For cutting large pieces for benchwork (not small chunks for hills and so forth), I used a putty knife and sharpened the long edge plus one side. Pulling the pointed edge throught he foam a few times, along a straight edge, allowed me to make clean snaps to make sections to fit in my benchwork sections. Since a full 2x8 piece didn;t fit very well in my car, I also took the putty knife and tape measure along when I bought foam, and cut it in the parking lot into convenient 2x4 sections that easily slipped in the car.

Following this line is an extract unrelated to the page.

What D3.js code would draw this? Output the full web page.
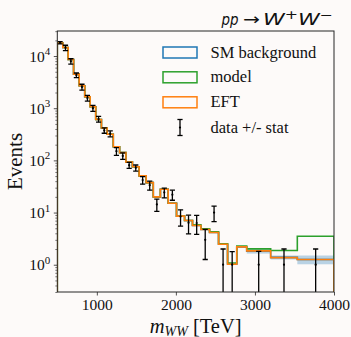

Carving small bits out, I use a serrated steak knife (for a while we had a set of 7 in the kitchen…shhhhhhh!. But we now have a nice set of knives including a full set of 8 steak knives, so the 7 matching the one in my benchwork drawer are now pretty much surplus and never get out of the drawer anyway. I should maybe appropriate another so there is an even number left. We never have that many guests anyway).
Like Penn, I also use a drywall saw to cut foam. I tried a hot wire from a craft store and returned it. Any extra pieces can get used for making hills,etc. For large pieces, I cut with a handsaw. Given that the small foam pieces get everywhere, I use a dry vac when all done.
Securing foam is easy w/ liquid nails and now I read that hot glue also works.
LOL no not blood. It’s actually spray foam insulation. It was a disaster when dry, I cut out as much as I could and applied spackling paste over it all. That’s just the spray foam showing thru. Looks 100% better now.
So if you have 2" thick foam, how deep do you have to score it, to get it to break cleanly. Yes I did a search and that’s why I’m bringing back this thread
I saw a video with a blade 2 or 3" long, is that what you mean by utility knife? The only knives I saw in Home Depot were either snap off blades, and I’m not sure they have rigidity, box cutters or something long enough to gut a deer.